• [Instructions for the task]: Include the line containing "0.005, 0.002, 0.0005];" and all lines before it, repeated exactly from the listing below, without pictures.
----- Provided data -----
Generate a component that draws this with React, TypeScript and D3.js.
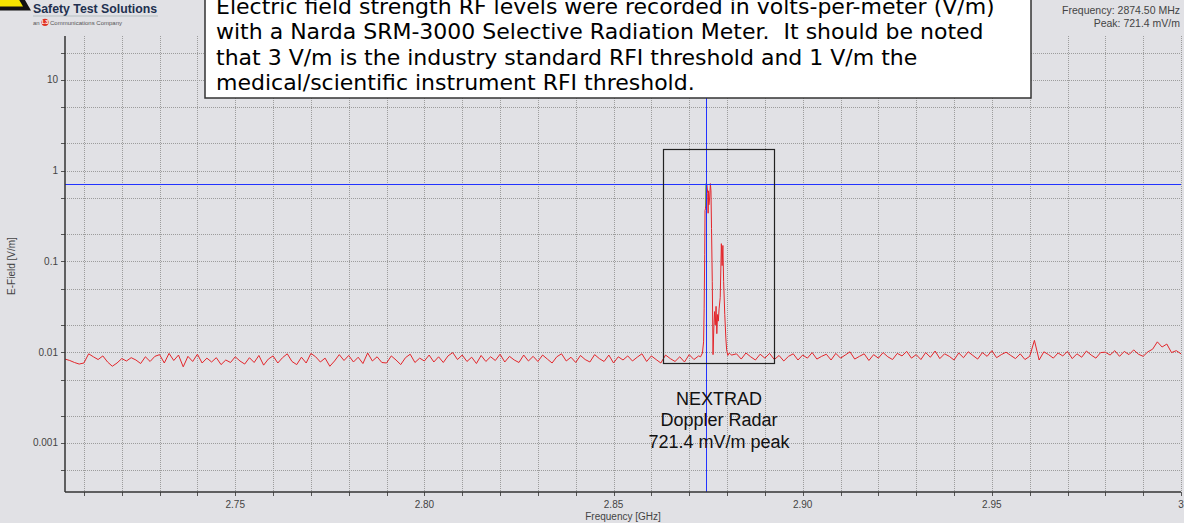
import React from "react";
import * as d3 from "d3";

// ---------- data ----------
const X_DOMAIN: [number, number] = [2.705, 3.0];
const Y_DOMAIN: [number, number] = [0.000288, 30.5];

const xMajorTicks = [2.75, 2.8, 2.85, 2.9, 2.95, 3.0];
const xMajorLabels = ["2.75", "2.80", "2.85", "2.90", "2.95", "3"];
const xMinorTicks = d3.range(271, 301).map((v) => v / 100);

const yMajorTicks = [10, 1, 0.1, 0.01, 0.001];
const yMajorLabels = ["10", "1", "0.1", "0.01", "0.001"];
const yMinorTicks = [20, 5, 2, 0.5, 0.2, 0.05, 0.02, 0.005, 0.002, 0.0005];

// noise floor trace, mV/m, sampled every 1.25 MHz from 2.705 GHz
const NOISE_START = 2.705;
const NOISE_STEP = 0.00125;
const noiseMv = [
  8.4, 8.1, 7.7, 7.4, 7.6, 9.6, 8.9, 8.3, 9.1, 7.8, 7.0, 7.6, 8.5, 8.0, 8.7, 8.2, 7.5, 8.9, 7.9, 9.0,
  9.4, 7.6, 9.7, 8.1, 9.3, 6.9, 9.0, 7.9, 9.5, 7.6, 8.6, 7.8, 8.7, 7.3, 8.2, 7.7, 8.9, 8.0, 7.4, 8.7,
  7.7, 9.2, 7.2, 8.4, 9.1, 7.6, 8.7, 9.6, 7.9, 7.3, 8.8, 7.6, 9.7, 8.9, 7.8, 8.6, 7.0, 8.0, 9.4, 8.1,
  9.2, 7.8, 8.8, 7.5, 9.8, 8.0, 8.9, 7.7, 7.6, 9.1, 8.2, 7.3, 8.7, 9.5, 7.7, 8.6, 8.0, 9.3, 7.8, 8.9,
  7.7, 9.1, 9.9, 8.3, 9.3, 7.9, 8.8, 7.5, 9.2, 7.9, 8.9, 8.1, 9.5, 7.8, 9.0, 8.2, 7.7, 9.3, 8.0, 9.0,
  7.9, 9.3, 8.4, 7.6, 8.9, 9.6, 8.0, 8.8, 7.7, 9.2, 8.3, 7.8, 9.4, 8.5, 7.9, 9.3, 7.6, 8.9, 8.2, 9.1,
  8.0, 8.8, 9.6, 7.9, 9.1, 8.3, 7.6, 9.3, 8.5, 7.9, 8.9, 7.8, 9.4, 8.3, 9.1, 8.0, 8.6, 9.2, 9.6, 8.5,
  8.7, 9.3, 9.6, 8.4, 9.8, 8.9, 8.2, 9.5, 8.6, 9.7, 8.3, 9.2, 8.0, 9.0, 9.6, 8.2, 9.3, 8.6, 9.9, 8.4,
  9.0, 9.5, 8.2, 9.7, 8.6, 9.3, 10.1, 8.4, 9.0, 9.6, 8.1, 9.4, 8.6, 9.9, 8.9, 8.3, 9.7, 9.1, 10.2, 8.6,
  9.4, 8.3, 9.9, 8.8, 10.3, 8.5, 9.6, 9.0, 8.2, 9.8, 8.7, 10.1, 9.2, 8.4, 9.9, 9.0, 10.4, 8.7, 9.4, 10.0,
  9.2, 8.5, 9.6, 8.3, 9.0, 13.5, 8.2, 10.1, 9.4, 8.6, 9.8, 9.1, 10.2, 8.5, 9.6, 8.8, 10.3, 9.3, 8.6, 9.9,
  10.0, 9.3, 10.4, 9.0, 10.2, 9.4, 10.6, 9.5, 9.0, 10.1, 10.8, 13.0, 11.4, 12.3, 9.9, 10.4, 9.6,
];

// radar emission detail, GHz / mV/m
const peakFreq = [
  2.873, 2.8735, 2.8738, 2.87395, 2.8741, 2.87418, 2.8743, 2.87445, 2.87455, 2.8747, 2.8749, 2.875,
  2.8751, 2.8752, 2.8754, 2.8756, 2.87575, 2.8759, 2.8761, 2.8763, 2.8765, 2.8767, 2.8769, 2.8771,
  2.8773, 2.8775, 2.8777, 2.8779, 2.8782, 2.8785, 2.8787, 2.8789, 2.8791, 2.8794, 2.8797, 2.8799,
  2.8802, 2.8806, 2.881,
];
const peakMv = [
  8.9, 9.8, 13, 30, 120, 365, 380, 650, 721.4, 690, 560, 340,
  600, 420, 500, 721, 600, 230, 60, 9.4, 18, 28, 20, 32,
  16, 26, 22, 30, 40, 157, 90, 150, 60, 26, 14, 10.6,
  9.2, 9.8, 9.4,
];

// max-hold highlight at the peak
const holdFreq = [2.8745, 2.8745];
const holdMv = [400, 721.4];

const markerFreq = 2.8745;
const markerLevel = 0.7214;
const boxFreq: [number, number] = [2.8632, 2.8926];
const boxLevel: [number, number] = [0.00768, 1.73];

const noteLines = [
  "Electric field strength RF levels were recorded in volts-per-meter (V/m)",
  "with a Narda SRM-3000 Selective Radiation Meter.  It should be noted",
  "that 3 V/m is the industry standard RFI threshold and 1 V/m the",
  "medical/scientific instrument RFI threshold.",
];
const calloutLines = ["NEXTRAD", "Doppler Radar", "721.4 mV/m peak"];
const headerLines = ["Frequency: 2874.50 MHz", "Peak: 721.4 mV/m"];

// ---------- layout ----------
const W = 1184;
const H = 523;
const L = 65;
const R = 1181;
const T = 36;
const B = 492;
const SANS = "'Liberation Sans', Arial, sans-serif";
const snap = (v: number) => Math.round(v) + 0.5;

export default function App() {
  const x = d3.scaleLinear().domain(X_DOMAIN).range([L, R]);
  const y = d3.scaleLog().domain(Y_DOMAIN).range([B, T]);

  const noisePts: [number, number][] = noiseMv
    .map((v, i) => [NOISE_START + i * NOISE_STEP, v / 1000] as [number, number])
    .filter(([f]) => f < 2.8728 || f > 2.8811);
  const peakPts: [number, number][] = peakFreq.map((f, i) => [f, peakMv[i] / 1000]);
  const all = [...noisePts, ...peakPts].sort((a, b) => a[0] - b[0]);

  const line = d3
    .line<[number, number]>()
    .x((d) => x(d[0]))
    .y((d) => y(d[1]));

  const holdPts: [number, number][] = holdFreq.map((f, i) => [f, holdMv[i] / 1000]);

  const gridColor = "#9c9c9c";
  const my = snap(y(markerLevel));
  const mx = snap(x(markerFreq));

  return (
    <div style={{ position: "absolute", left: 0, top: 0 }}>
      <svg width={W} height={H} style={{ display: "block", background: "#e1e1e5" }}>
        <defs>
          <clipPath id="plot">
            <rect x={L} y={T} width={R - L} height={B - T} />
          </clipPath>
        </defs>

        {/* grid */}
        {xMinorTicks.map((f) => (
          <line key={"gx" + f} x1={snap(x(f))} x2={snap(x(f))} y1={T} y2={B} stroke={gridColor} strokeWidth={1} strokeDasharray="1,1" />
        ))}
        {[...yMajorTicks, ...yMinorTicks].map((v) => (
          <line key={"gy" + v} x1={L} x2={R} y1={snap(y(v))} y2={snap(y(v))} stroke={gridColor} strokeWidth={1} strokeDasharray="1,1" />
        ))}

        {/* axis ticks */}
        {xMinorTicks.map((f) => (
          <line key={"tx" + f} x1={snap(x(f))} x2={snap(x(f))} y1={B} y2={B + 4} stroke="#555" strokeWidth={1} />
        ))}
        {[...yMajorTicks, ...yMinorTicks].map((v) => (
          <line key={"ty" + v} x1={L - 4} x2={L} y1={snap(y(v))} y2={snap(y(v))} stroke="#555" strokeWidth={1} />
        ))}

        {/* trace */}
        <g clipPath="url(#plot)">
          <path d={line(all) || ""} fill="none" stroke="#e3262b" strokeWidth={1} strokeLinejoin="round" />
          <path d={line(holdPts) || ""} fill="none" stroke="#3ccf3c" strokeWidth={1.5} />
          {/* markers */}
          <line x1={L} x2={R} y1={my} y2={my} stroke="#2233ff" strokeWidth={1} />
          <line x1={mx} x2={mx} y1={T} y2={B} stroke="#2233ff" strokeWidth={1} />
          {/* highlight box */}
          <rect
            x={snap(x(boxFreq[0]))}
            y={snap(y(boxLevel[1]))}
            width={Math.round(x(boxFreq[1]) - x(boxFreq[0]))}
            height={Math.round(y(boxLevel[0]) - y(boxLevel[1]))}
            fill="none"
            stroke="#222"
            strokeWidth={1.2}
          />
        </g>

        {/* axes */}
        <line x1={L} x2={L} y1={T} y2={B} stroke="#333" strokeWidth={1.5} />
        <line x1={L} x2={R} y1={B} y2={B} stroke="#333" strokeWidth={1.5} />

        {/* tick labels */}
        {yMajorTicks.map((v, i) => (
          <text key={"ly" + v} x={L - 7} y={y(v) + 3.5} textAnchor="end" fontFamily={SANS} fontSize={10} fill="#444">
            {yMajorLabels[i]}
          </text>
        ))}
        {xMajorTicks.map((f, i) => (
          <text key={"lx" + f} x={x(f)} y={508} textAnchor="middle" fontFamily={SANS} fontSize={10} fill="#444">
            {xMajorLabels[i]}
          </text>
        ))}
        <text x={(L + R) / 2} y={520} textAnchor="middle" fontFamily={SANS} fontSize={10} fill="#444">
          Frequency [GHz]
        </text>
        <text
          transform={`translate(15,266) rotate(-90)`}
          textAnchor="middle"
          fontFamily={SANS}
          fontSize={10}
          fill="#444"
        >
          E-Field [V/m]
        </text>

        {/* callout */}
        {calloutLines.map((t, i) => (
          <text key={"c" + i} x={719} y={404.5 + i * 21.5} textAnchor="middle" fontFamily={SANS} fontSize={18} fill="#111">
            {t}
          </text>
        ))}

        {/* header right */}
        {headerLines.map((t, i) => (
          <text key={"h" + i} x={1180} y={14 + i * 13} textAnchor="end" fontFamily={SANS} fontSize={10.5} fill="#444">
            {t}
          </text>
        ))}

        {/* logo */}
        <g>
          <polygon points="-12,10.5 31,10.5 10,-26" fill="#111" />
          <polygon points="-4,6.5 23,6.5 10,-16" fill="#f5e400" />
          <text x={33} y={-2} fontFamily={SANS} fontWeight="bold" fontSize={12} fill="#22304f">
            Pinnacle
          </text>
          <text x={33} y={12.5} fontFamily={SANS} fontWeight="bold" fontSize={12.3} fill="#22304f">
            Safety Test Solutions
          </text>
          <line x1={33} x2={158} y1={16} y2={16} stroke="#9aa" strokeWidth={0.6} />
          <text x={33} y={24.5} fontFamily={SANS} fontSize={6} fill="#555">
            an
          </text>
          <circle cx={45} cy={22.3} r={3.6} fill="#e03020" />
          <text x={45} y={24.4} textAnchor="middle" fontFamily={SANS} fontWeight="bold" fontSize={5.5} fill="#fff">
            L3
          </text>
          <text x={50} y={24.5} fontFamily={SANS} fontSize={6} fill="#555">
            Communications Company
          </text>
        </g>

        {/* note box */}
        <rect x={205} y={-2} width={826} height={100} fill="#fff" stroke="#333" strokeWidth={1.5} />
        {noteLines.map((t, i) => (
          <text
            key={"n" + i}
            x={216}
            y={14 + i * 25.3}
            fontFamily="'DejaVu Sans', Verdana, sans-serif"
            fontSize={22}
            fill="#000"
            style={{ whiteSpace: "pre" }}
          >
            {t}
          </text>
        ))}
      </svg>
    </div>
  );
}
-----
• [The solution]:
Generate a component that draws this with React, TypeScript and D3.js.
import React from "react";
import * as d3 from "d3";

// ---------- data ----------
const X_DOMAIN: [number, number] = [2.705, 3.0];
const Y_DOMAIN: [number, number] = [0.000288, 30.5];

const xMajorTicks = [2.75, 2.8, 2.85, 2.9, 2.95, 3.0];
const xMajorLabels = ["2.75", "2.80", "2.85", "2.90", "2.95", "3"];
const xMinorTicks = d3.range(271, 301).map((v) => v / 100);

const yMajorTicks = [10, 1, 0.1, 0.01, 0.001];
const yMajorLabels = ["10", "1", "0.1", "0.01", "0.001"];
const yMinorTicks = [20, 5, 2, 0.5, 0.2, 0.05, 0.02, 0.005, 0.002, 0.0005];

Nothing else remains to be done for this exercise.